Currently, the tax supports economic development efforts and some infrastructure and property tax relief. Estabrook, Hatesohl, Butler and others are interested in making the tax citywide, rather than specific to Riley County. This would capture sales on the Pottawatomie County side of the city.
Renewing the tax in Riley County would generate an estimated $30 million over 10 years, compared to a citywide tax that would net $50 million.
The economic development renewal also plays into how the city proceeds with asking other sales tax question.
“You don’t want to have a sales tax election every year,” Hatesohl says. “You can’t go every year asking for a sales tax increase, but if these projects are as important as we’ve been told they are, then we’ve got to figure out some way to fund them.”
The Growth Option
While Aggieville’s TIF district will generate enough money to build a parking garage, to make all the improvements in the business district will require new funding sources or exceptional growth, which would help fund every other project as well.
“I think there’s a component out there that sees Aggieville as a living area—it’d be great for high-density housing, like the apartments across Bluemont,” Cook says. “We have a chance for more things like that.
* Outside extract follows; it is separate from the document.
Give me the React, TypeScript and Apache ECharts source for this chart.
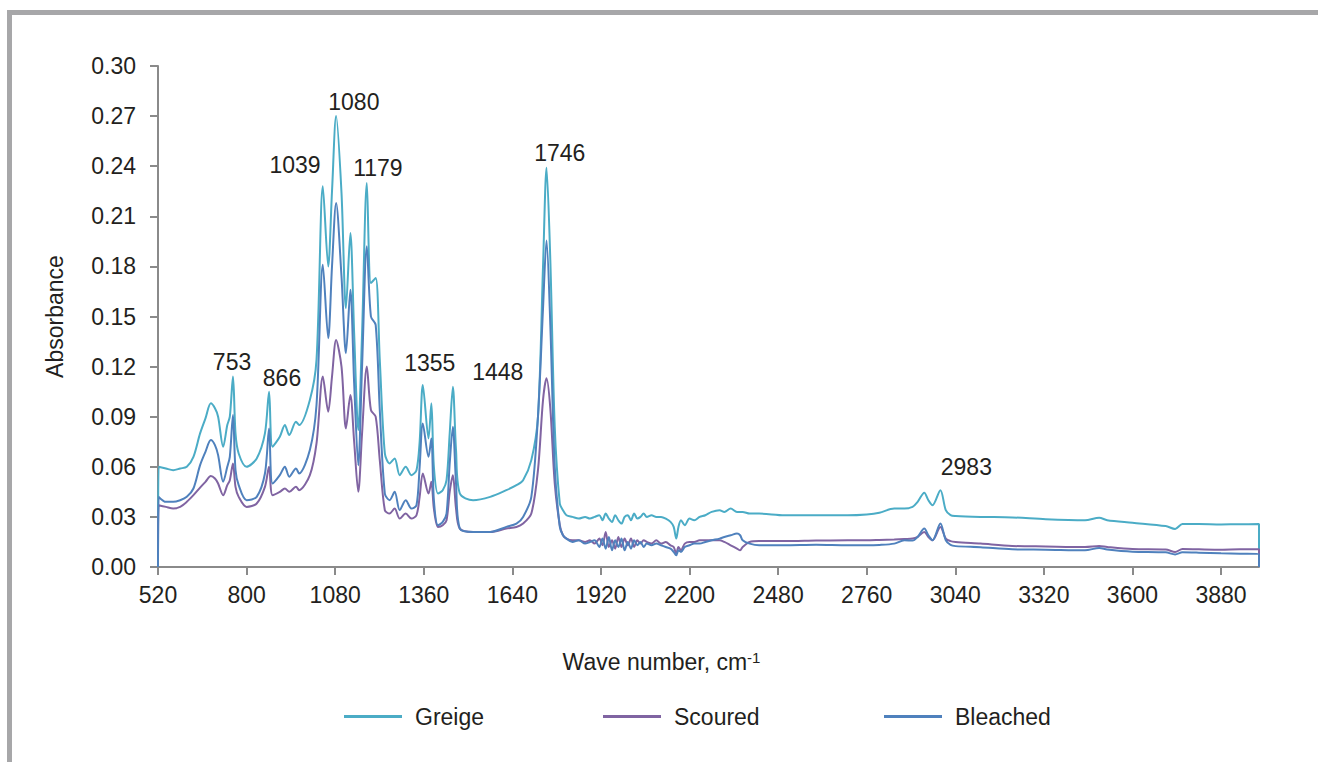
import React, { useEffect, useRef } from "react";
import * as echarts from "echarts";

// Wave numbers (cm-1) shared by the three spectra
const waveNumbers = [
  520, 522, 545, 568, 590, 611, 632, 653, 670, 687,
  700, 710, 726, 739, 747, 757, 765, 775, 800, 832,
  858, 871, 882, 905, 921, 935, 956, 966, 1000, 1021,
  1041, 1058, 1070, 1083, 1100, 1114, 1128, 1140, 1153, 1165,
  1180, 1193, 1208, 1221, 1237, 1252, 1268, 1284, 1303, 1321,
  1337, 1347, 1357, 1375, 1384, 1392, 1405, 1420, 1432, 1442,
  1452, 1462, 1474, 1516, 1570, 1621, 1653, 1674, 1700, 1721,
  1737, 1748, 1760, 1774, 1790, 1800, 1811,
  1830, 1850, 1870, 1885, 1900, 1915, 1925, 1935, 1945, 1955,
  1965, 1975, 1985, 1995, 2005, 2015, 2025, 2035, 2045, 2055,
  2065, 2080, 2095, 2110, 2125, 2140, 2150, 2158, 2165, 2173,
  2185, 2200, 2215, 2232, 2250, 2270, 2295, 2310, 2330, 2350,
  2360, 2368, 2390, 2420,
  2500, 2600, 2700, 2760, 2800, 2847, 2879, 2905, 2921, 2942,
  2955, 2968, 2993, 3010, 3025, 3041, 3120, 3220, 3326, 3450,
  3495, 3520, 3600, 3705, 3735, 3758, 3810, 3880, 3940, 4000, 4000,
];

const greige = [
  0, 0.060, 0.059, 0.058, 0.059, 0.060, 0.066, 0.080, 0.089, 0.098,
  0.095, 0.090, 0.072, 0.085, 0.090, 0.114, 0.080, 0.068, 0.060, 0.065,
  0.080, 0.105, 0.072, 0.078, 0.085, 0.079, 0.087, 0.085, 0.100, 0.124,
  0.228, 0.180, 0.225, 0.270, 0.224, 0.155, 0.200, 0.140, 0.082, 0.140,
  0.230, 0.170, 0.173, 0.124, 0.068, 0.062, 0.065, 0.055, 0.060, 0.055,
  0.058, 0.075, 0.109, 0.077, 0.098, 0.060, 0.044, 0.046, 0.052, 0.080,
  0.108, 0.070, 0.044, 0.040, 0.042, 0.046, 0.049, 0.052, 0.064, 0.090,
  0.180, 0.239, 0.184, 0.084, 0.038, 0.034, 0.031,
  0.030, 0.029, 0.030, 0.029, 0.030, 0.031, 0.028, 0.032, 0.029, 0.027,
  0.031, 0.028, 0.026, 0.030, 0.031, 0.028, 0.032, 0.029, 0.030, 0.032,
  0.030, 0.031, 0.030, 0.030, 0.029, 0.027, 0.024, 0.017, 0.024, 0.028,
  0.025, 0.029, 0.028, 0.030, 0.031, 0.033, 0.034, 0.033, 0.035, 0.033,
  0.033, 0.033, 0.032, 0.032,
  0.031, 0.031, 0.031, 0.0315, 0.0325, 0.035, 0.035, 0.036, 0.039, 0.0445,
  0.040, 0.037, 0.046, 0.034, 0.031, 0.0305, 0.030, 0.0297, 0.0286, 0.028,
  0.0295, 0.028, 0.0265, 0.0245, 0.0228, 0.0257, 0.0257, 0.0255, 0.0256, 0.0257, 0,
];

const scoured = [
  0, 0.037, 0.036, 0.035, 0.036, 0.039, 0.043, 0.0475, 0.051, 0.0545,
  0.053, 0.050, 0.043, 0.049, 0.052, 0.062, 0.048, 0.042, 0.036, 0.038,
  0.048, 0.060, 0.043, 0.045, 0.047, 0.045, 0.048, 0.046, 0.055, 0.074,
  0.114, 0.093, 0.114, 0.136, 0.120, 0.083, 0.103, 0.075, 0.045, 0.080,
  0.120, 0.094, 0.090, 0.064, 0.034, 0.032, 0.035, 0.029, 0.032, 0.029,
  0.031, 0.042, 0.056, 0.044, 0.051, 0.035, 0.024, 0.025, 0.028, 0.045,
  0.055, 0.035, 0.023, 0.021, 0.021, 0.023, 0.024, 0.026, 0.032, 0.058,
  0.100, 0.113, 0.095, 0.050, 0.025, 0.019, 0.017,
  0.016, 0.016, 0.015, 0.016, 0.014, 0.017, 0.013, 0.021, 0.012, 0.016,
  0.011, 0.018, 0.012, 0.017, 0.013, 0.017, 0.012, 0.016, 0.014, 0.016,
  0.015, 0.014, 0.016, 0.014, 0.015, 0.013, 0.012, 0.008, 0.012, 0.010,
  0.014, 0.015, 0.015, 0.016, 0.016, 0.016, 0.016, 0.015, 0.013, 0.011,
  0.010, 0.012, 0.015, 0.0155,
  0.0155, 0.0158, 0.016, 0.016, 0.0162, 0.0165, 0.0168, 0.017, 0.018, 0.021,
  0.018, 0.016, 0.024, 0.017, 0.0155, 0.015, 0.014, 0.0126, 0.0123, 0.012,
  0.0126, 0.012, 0.0108, 0.0105, 0.009, 0.0108, 0.0106, 0.0104, 0.0106, 0.0106, 0,
];

const bleached = [
  0, 0.042, 0.039, 0.039, 0.040, 0.042, 0.047, 0.061, 0.069, 0.076,
  0.073, 0.067, 0.051, 0.060, 0.066, 0.091, 0.058, 0.049, 0.040, 0.042,
  0.056, 0.083, 0.050, 0.055, 0.060, 0.054, 0.059, 0.056, 0.070, 0.097,
  0.181, 0.137, 0.180, 0.218, 0.174, 0.128, 0.166, 0.110, 0.061, 0.120,
  0.192, 0.150, 0.145, 0.094, 0.044, 0.040, 0.045, 0.034, 0.040, 0.035,
  0.037, 0.060, 0.086, 0.066, 0.077, 0.040, 0.025, 0.027, 0.032, 0.062,
  0.084, 0.050, 0.023, 0.021, 0.021, 0.024, 0.026, 0.030, 0.042, 0.090,
  0.155, 0.1955, 0.145, 0.060, 0.024, 0.019, 0.017,
  0.015, 0.016, 0.014, 0.015, 0.016, 0.012, 0.017, 0.011, 0.018, 0.010,
  0.016, 0.012, 0.017, 0.010, 0.015, 0.011, 0.016, 0.013, 0.015, 0.012,
  0.014, 0.013, 0.014, 0.013, 0.012, 0.011, 0.009, 0.007, 0.010, 0.009,
  0.012, 0.013, 0.014, 0.014, 0.015, 0.016, 0.017, 0.018, 0.019, 0.020,
  0.019, 0.016, 0.014, 0.013,
  0.013, 0.0133, 0.013, 0.013, 0.0132, 0.014, 0.016, 0.0158, 0.018, 0.023,
  0.019, 0.016, 0.026, 0.016, 0.0132, 0.0125, 0.0118, 0.0106, 0.0104, 0.010,
  0.0114, 0.0105, 0.0092, 0.0088, 0.0075, 0.0088, 0.0086, 0.0082, 0.008, 0.0078, 0,
];

const seriesNames = ["Greige", "Scoured", "Bleached"];
const seriesColors = ["#4bacc6", "#8064a2", "#4f81bd"];

const xTicks = [520, 800, 1080, 1360, 1640, 1920, 2200, 2480, 2760, 3040, 3320, 3600, 3880];

// Peak annotations (text, anchored in data coordinates)
const peakLabels = ["753", "866", "1039", "1080", "1179", "1355", "1448", "1746", "2983"];
const peakLabelX = [754, 912, 953, 1139, 1215, 1379, 1594, 1790, 3075];
const peakLabelY = [0.1228, 0.1132, 0.2407, 0.2786, 0.2389, 0.1222, 0.1168, 0.2479, 0.0601];

const FONT = "'Liberation Sans', Arial, Helvetica, sans-serif";
const TEXT = "#231f20";
const FS = 23;

export default function App() {
  const ref = useRef<HTMLDivElement>(null);

  useEffect(() => {
    if (!ref.current) return;
    const chart = echarts.init(ref.current, null, { renderer: "svg" });
    const spectra = [greige, scoured, bleached];

    const lineSeries = seriesNames.map((name, k) => ({
      name,
      type: "line",
      data: waveNumbers.map((w, i) => [w, spectra[k][i]]),
      showSymbol: false,
      symbol: "none",
      smooth: 0.3,
      lineStyle: { color: seriesColors[k], width: 2 },
      itemStyle: { color: seriesColors[k] },
      z: 2 + k,
    }));

    const legendLefts = [339, 598, 879];

    chart.setOption({
      animation: false,
      textStyle: { fontFamily: FONT },
      grid: { left: 158, right: 59, top: 66, bottom: 195, containLabel: false },
      graphic: [
        {
          type: "rect",
          shape: { x: 9.5, y: 12.5, width: 1500, height: 1000 },
          style: { fill: "none", stroke: "#a7a7a9", lineWidth: 5 },
          silent: true,
        },
      ],
      legend: seriesNames.map((n, k) => ({
        data: [n],
        left: legendLefts[k],
        top: 700,
        icon: "rect",
        itemWidth: 58,
        itemHeight: 3,
        selectedMode: false,
        textStyle: { fontSize: FS, color: TEXT, fontFamily: FONT, padding: [0, 0, 0, 8] },
      })),
      xAxis: {
        type: "value",
        min: 520,
        max: 4000,
        interval: 280,
        name: "Wave number, cm{sup|-1}",
        nameLocation: "middle",
        nameGap: 83,
        nameTextStyle: {
          fontSize: FS,
          color: TEXT,
          fontFamily: FONT,
          padding: [0, 94, 0, 0],
          rich: {
            sup: { fontSize: 15, color: TEXT, fontFamily: FONT, verticalAlign: "top", padding: [0, 0, 8, 0] },
          },
        },
        axisLine: { show: true, lineStyle: { color: "#8a8a8a", width: 2 } },
        axisTick: { show: true, length: 8, customValues: xTicks, lineStyle: { color: "#8a8a8a", width: 2 } },
        axisLabel: {
          fontSize: FS,
          color: TEXT,
          fontFamily: FONT,
          margin: 16,
          customValues: xTicks,
          formatter: (v: number) => String(v),
        },
        splitLine: { show: false },
      },
      yAxis: {
        type: "value",
        min: 0,
        max: 0.3,
        interval: 0.03,
        name: "Absorbance",
        nameLocation: "middle",
        nameGap: 92,
        nameRotate: 90,
        nameTextStyle: { fontSize: FS, color: TEXT, fontFamily: FONT },
        axisLine: { show: true, lineStyle: { color: "#8a8a8a", width: 2 } },
        axisTick: { show: true, length: 8, lineStyle: { color: "#8a8a8a", width: 2 } },
        axisLabel: {
          fontSize: FS,
          color: TEXT,
          fontFamily: FONT,
          margin: 22,
          formatter: (v: number) => v.toFixed(2),
        },
        splitLine: { show: false },
      },
      series: [
        ...lineSeries,
        {
          name: "peaks",
          type: "scatter",
          symbolSize: 0,
          silent: true,
          z: 10,
          itemStyle: { opacity: 1 },
          data: peakLabels.map((t, i) => ({ value: [peakLabelX[i], peakLabelY[i]], name: t })),
          label: {
            show: true,
            position: "inside",
            formatter: "{b}",
            fontSize: FS,
            color: TEXT,
            opacity: 1,
            textBorderWidth: 0,
            fontFamily: FONT,
          },
        },
      ],
    });

    return () => chart.dispose();
  }, []);

  return (
    <div
      ref={ref}
      style={{ position: "absolute", left: 0, top: 0, width: 1318, height: 762, background: "#fff" }}
    />
  );
}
A little bit of an urban feel. With that is the businesses that want to come in and be a part of that.”
It’s possible the garage paves the way for more investment in Aggieville, which would put more money into the financing district to pay for more improvements.
“You’re going to have a hotel that’s got a value of $8 million to $10 million that goes on the tax roll,” Cook says. “That will help us in the TIF because it wasn’t part of the district before the TIF was established. That tax base will come right back into the district for redevelopment.”
While the TIF creates a direct link to investment and redevelopment in Aggieville, that same feedback loop exists throughout the city.
The levee improvements could give businesses and homeowners more confidence to invest in their properties, increasing tax revenue. The airport saw record use in 2019. If the North Campus Corridor helps lure thousands of new jobs to Manhattan, there will be new office buildings paying property taxes, new residents buying groceries paying sales taxes. That will take some time to sort out.
“It’s that return on investment,” Hatesohl says. “Is the North Campus stuff going to get us that return—going to get us all the extra sales tax, property tax, jobs that have been promised from NBAF? Or is it going to be $30 million and 10 years until we get any return from that? I need to get more information.”
Greg Doering is a writer and photographer at Kansas Farm Bureau. He resides in Manhattan, Kansas, with his wife, Amy.